To set this up, we are going to be working with a list of objects. Each item in this simple case only have a name. And the list is super large at four items long. On each of the items in the list we will do some work. Print the index number of the item in the list and it’s name. So yes, some really complex work. In the real world scenario the list was ten to a hundred items long and the work took between five and ten minutes to complete. But was well suited to asynchronous processing, which we will get to.
Let get started by creating the element type that we will be doing the work on in this example. The simple struct type has only one field “Name”.
type element struct { Name string }
The worker function takes two parameters. A number which will be the list index and a pointer to the list item. Printing the values is the work that is done.
func worker(index int, item *element){ fmt.Fprint("\nIndex: %v, Element.Name: %s\n", index, item.Name)
With the worker function done lets create the list to do some work on.
items := []element{ {Name: "Zero"}, {Name: One"}, {Name: "Two"}, {Name: "Three"} }
In the loop we pass in the index and the pointer to the current item in the list.
for index, item := range items { worker(index, &item)The }
Now we run the super complex program and we see the print out. Notice that the index matches the element names.
index: 0, element.Name: Zero index: 1, element.Name: One index: 2, element.Name: Two index: 3, element.Name: Three
Currently we know that the example works and the worker function handles the information as required. It’s now time to run this in parallel using goroutines. There are a few changes required to the code base to allow the goroutines to work. Firstly we need to add the sync.WaitGroup
to keep the program alive will the functions run in the background. This means changes to our setup, for loop, worker function and the ending of the main function.

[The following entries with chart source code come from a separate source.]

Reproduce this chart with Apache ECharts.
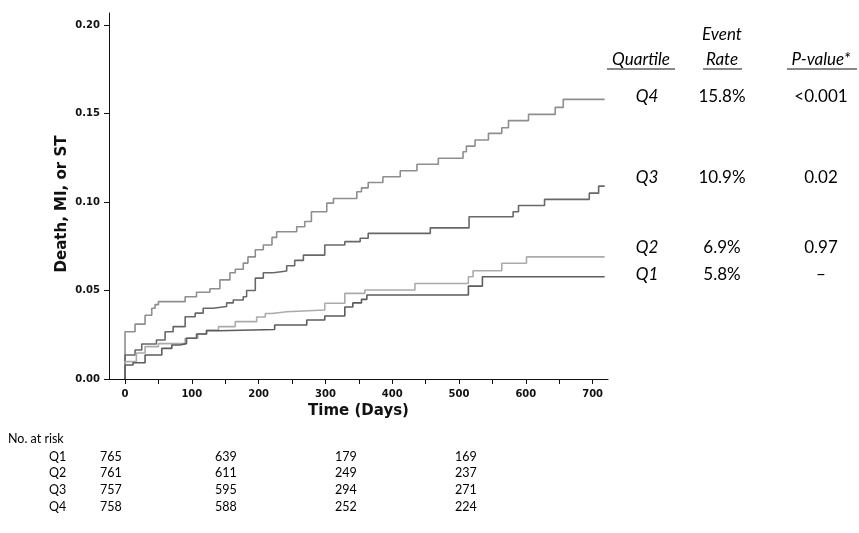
<!DOCTYPE html>
<html>
<head>
<meta charset="utf-8">
<script src="https://cdn.jsdelivr.net/npm/echarts@6/dist/echarts.min.js"></script>
<style>
html,body{margin:0;padding:0;background:#fff;}
#chart{width:859px;height:533px;}
</style>
</head>
<body>
<div id="chart"></div>
<script>
// ---- Data ----
const q1Curve = [[0,0],[0,0.0079],[12,0.0092],[30,0.0136],[55,0.0173],[70,0.0192],[82,0.020],[92,0.023],[107,0.0254],[122,0.0273],[140,0.028],[224,0.0305],[272,0.0333],[299,0.0356],[329,0.0407],[341,0.043],[354,0.045],[362,0.0475],[514,0.0525],[535,0.0578],[718,0.0578]];
const q2Curve = [[0,0],[0,0.0098],[17,0.0147],[30,0.0183],[50,0.020],[90,0.023],[109,0.0254],[122,0.0277],[140,0.0296],[165,0.0324],[197,0.035],[210,0.037],[220,0.038],[242,0.039],[299,0.0428],[329,0.0484],[359,0.0503],[434,0.054],[514,0.0578],[521,0.0612],[564,0.0654],[601,0.069],[718,0.069]];
const q3Curve = [[0,0],[0,0.0136],[15,0.0164],[25,0.0198],[47,0.022],[60,0.0267],[72,0.0296],[90,0.0352],[105,0.0372],[117,0.040],[132,0.041],[152,0.043],[162,0.0446],[177,0.0465],[182,0.050],[195,0.057],[207,0.060],[222,0.061],[242,0.064],[254,0.067],[267,0.070],[299,0.0757],[329,0.0776],[352,0.0795],[364,0.0823],[457,0.0854],[515,0.0917],[581,0.0945],[589,0.098],[628,0.1015],[695,0.105],[709,0.109],[718,0.109]];
const q4Curve = [[0,0],[0,0.0267],[15,0.031],[30,0.036],[40,0.040],[45,0.042],[50,0.0437],[90,0.0465],[107,0.049],[127,0.051],[142,0.056],[157,0.060],[165,0.062],[177,0.0655],[184,0.069],[195,0.073],[207,0.0757],[220,0.080],[227,0.0832],[257,0.086],[269,0.089],[279,0.0945],[302,0.0994],[312,0.102],[347,0.1058],[354,0.108],[364,0.111],[386,0.1143],[412,0.1177],[437,0.1213],[469,0.1247],[506,0.1284],[511,0.1316],[524,0.135],[544,0.1388],[564,0.142],[574,0.146],[604,0.1495],[644,0.1535],[656,0.158],[718,0.158]];

const xTickValues = [0,50,100,150,200,250,300,350,400,450,500,550,600,650,700];
const xLabelValues = [0,100,200,300,400,500,600,700];
const yTickValues = [0,0.05,0.10,0.15,0.20];

const quartiles = ['Q4','Q3','Q2','Q1'];
const eventRates = ['15.8%','10.9%','6.9%','5.8%'];
const pValues = ['<0.001','0.02','0.97','–'];

const riskGroups = ['Q1','Q2','Q3','Q4'];
const riskQ1 = [765,639,179,169];
const riskQ2 = [761,611,249,237];
const riskQ3 = [757,595,294,271];
const riskQ4 = [758,588,252,224];

// ---- Layout / style ----
const tableFont = 'Lato, "Open Sans", sans-serif';
const axisFamily = '"DejaVu Sans", Verdana, sans-serif';
const rowY = [97,178,248,275];
const colQ = 647, colRate = 722, colP = 821;
const riskRows = [riskQ1,riskQ2,riskQ3,riskQ4];
const riskRowY = [457,473,490,507];
const riskColX = [100,215,335,455];

const graphics = [];
function txt(t,x,y,opts){
  opts = opts||{};
  graphics.push({type:'text', z:10, rotation:opts.rotation||0, x:x, y:y, style:{
    text:t, x:0, y:0, fill:opts.fill||'#000',
    font:opts.font||((opts.italic?'italic ':'')+(opts.size||17)+'px '+tableFont),
    align:opts.align||'center', verticalAlign:'middle',
    textAlign:opts.align||'center', textVerticalAlign:'middle'
  }});
}
function uline(x1,x2,y){
  graphics.push({type:'line', z:10, shape:{x1:x1,y1:y,x2:x2,y2:y}, style:{stroke:'#111',lineWidth:1}});
}
// y-axis title
txt('Death, MI, or ST', 62, 204, {rotation:Math.PI/2, font:'bold 15px '+axisFamily, fill:'#111'});
// headers
txt('Event', colRate, 35, {italic:true});
txt('Quartile', 641, 60, {italic:true});
txt('Rate', colRate, 60, {italic:true});
txt('P-value*', colP, 60, {italic:true});
uline(607,675,69); uline(703,742,69); uline(787,857,69);
quartiles.forEach((q,i)=>{
  txt(q, colQ, rowY[i], {italic:true});
  txt(eventRates[i], colRate, rowY[i]);
  txt(pValues[i], colP, rowY[i]);
});
// risk table
txt('No. at risk', 8, 439, {align:'left', size:12.5});
riskGroups.forEach((g,i)=>{
  txt(g, 49, riskRowY[i], {align:'left', size:12.5});
  riskRows[i].forEach((v,j)=>{
    txt(String(v), riskColX[j], riskRowY[i], {align:'left', size:12.5});
  });
});

const axisFont = {fontFamily:axisFamily, fontWeight:'bold', fontSize:10, color:'#111'};

function mk(name, data, color){
  return {name:name, type:'line', step:'end', data:data, showSymbol:false, symbol:'none',
    lineStyle:{color:color, width:1.6}, itemStyle:{color:color}, animation:false, silent:true};
}

const chart = echarts.init(document.getElementById('chart'), null, {renderer:'canvas'});
chart.setOption({
  animation:false,
  backgroundColor:'#fff',
  grid:{left:109, right:251, top:13, bottom:154, containLabel:false},
  xAxis:{
    type:'value', min:-24, max:723,
    name:'Time (Days)', nameLocation:'middle', nameGap:24,
    nameTextStyle:{fontFamily:axisFamily, fontWeight:'bold', fontSize:15, color:'#111'},
    axisLine:{show:true, onZero:false, lineStyle:{color:'#111', width:1}},
    axisTick:{show:true, length:5, customValues:xTickValues, lineStyle:{color:'#111'}},
    axisLabel:Object.assign({customValues:xLabelValues, margin:10}, axisFont),
    splitLine:{show:false}
  },
  yAxis:{
    type:'value', min:0, max:0.2068,
    axisLine:{show:true, onZero:false, lineStyle:{color:'#111', width:1}},
    axisTick:{show:true, length:5, customValues:yTickValues, lineStyle:{color:'#111'}},
    axisLabel:Object.assign({customValues:yTickValues, margin:9, formatter:v=>v.toFixed(2)}, axisFont),
    splitLine:{show:false}
  },
  series:[
    mk('Q4', q4Curve, '#8e8e8e'),
    mk('Q3', q3Curve, '#686868'),
    mk('Q2', q2Curve, '#ababab'),
    mk('Q1', q1Curve, '#5c5c5c')
  ],
  graphic:graphics
});
</script>
</body>
</html>
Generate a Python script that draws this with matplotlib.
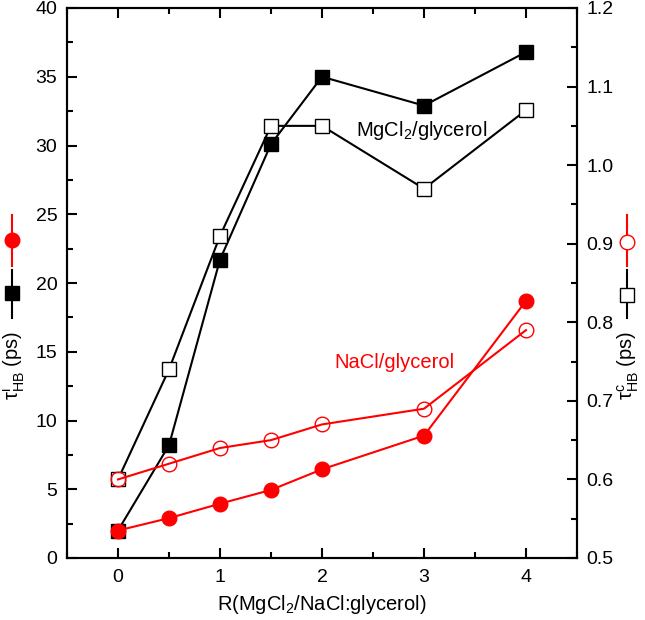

func main(){ var wg sync.WaitGroup items := []element{ {Name: "Zero"}, {Name: One"}, {Name: "Two"}, {Name: "Three"} } for index, item := range items { wg.add(1) worker(index, &item, &wg) } wg.wait() } function worker(index int, item *element, wg *sync.Wait.Group) { defer wg.done() fmt.Fprint("\nIndex: %v, Element.Name: %s\n", index, item.Name) }
We can now run the program again to ensure we didn’t break something by mistake. The result should still be the same as the first runs.
It’s time to go parallel. This is what we have been working towards. Lets make the complex code change.
for index, item := range items { wg.add(1) go worker(index, &item, &wg) }
Yes, that one word go
, makes it run in parallel. So lets run it.
index: 3, element.Name: Three index: 0, element.Name: Three index: 1, element.Name: Three index: 2, element.Name: Three
Ooh, something is wrong. Close look shows the printed output does not match the expected output. The index and the item name do not match. How can this be?
In our worker function we pass in a pointer to the item we wanted to do work on from the list. But what is actual happening is the item
variable is what we pass in as a pointer. Which is updated every time we iterate over the list. By the time we get to the end of the list all the goroutines are pointing to the same item.
Let’s correct this issue, lets not pass the list item into the worker function as a pointer.
for index, item := range items { wg.add(1) go worker(index, item, &wg) }
The worker function signature most also be updated.
func worker(index int, item element, wg *sync.WaitGroup) {
Now when we run the program we see the correct printed output. We solved the problem. Well for this use case we did.
index: 0, element.Name: Zero index: 1, element.Name: One index: 3, element.Name: Three index: 2, element.Name: Two
What happens if the worker function updates the list item that later we iterate over the list again expecting the new updated value. How do we solve that problem? In order to solve this problem we do need the worker function to have a pointer to the list item. But as we have seen we can’t rely on the for loop item to be the pointer we require. We must get the pointer form the list using the index. Below is the full example that will update the list items and later print the updated values. The updates are do in parallel.
package main import ( "fmt" "sync" ) type elem struct { Name string } func main() { var wg sync.WaitGroup items := []element{ {Name: "Zero"}, {Name: "One"}, {Name: "Two"}, {Name: "Three"} } for index := range items { wg.Add(1) go worker(index, &items[index], &wg) } wg.Wait() fmt.Println("\nPrinting updated items in the list") for index, item := range items { fmt.Print("\nindex: %v, element.Name: %s\n", index, item.Name) } } func worker(index int, item *elem, wg *sync.WaitGroup) { defer wg.Done() fmt.Printf("\nindex: %v, element.Name: %s\n", index, item.Name) item.Name = item.Name + " -> Updated" }
The print out of this program shows that we have updated the items in the list. These items were updated in parallel using goroutines with pointers.
index: 3, element.Name: Three index: 2, element.Name: Two index: 0, element.Name: Zero index: 1, element.Name: One
Printing updated items in the list index: 0, element.Name: Zero -> Updated index: 1, element.Name: One -> Updated index: 2, element.Name: Two -> Updated index: 3, element.Name: Three -> Updated
As a take away doing asynchronous work with pointers can cause some very unexpected behaviors. Be ready to sink some time into finding the root cause of the issue.